Researchers were puzzled when all the dogs indicated that one of the “cancer-free” samples was a cancerous sample. The patient who gave the sample had been examined prior to the study and no cancer had been found. They retested the patient. Incredibly, the tests revealed a tumor in the patient’s right kidney that had escaped diagnosis by usual medical tests the first time.
The PSA (Prostate-Specific Antigen) test, which is widely used to uncover cancer has a high false-positive rate. According to the Chief of Urology at the University of New York, Anthony Y. Smith, MD, “If all the men with high PSA scores go on to have biopsies, fewer than one-third will actually have cancer.”
In contrast, out of 66 tests, the trained dog picked out the sample from a person with prostate cancer 63 times with only three false-positives.
Dogs even have the remarkable ability to detect breast and lung cancers. For these cancers, the dogs had been trained to smell subjects’ breath that was captured in tubes. The results were an astounding 88 percent for breast cancer and 97 percent for lung cancer (Integrative Cancer Therapies). The trained dogs also identified both cancers in their early stages, the study confirmed.

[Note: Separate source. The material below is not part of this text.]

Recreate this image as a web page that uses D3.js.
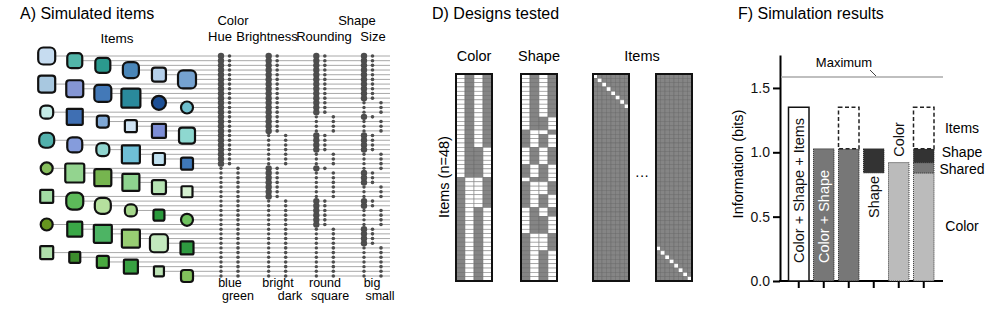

Another incredible feat by our furry friends is their ability to detect the onset of a diabetic’s episode. An organization called Cancer and Bio-Detection Dogs in the United Kingdom trains dogs to recognize when their owners are having, or are about to have, a diabetic episode by using body odor. One of the trainers is diabetic, so when she has a hypoglycemic attack, she captures her body odor on cotton and puts it in a bottle. When she opens the bottle, the dog is trained to lick her face and fetch her insulin kit.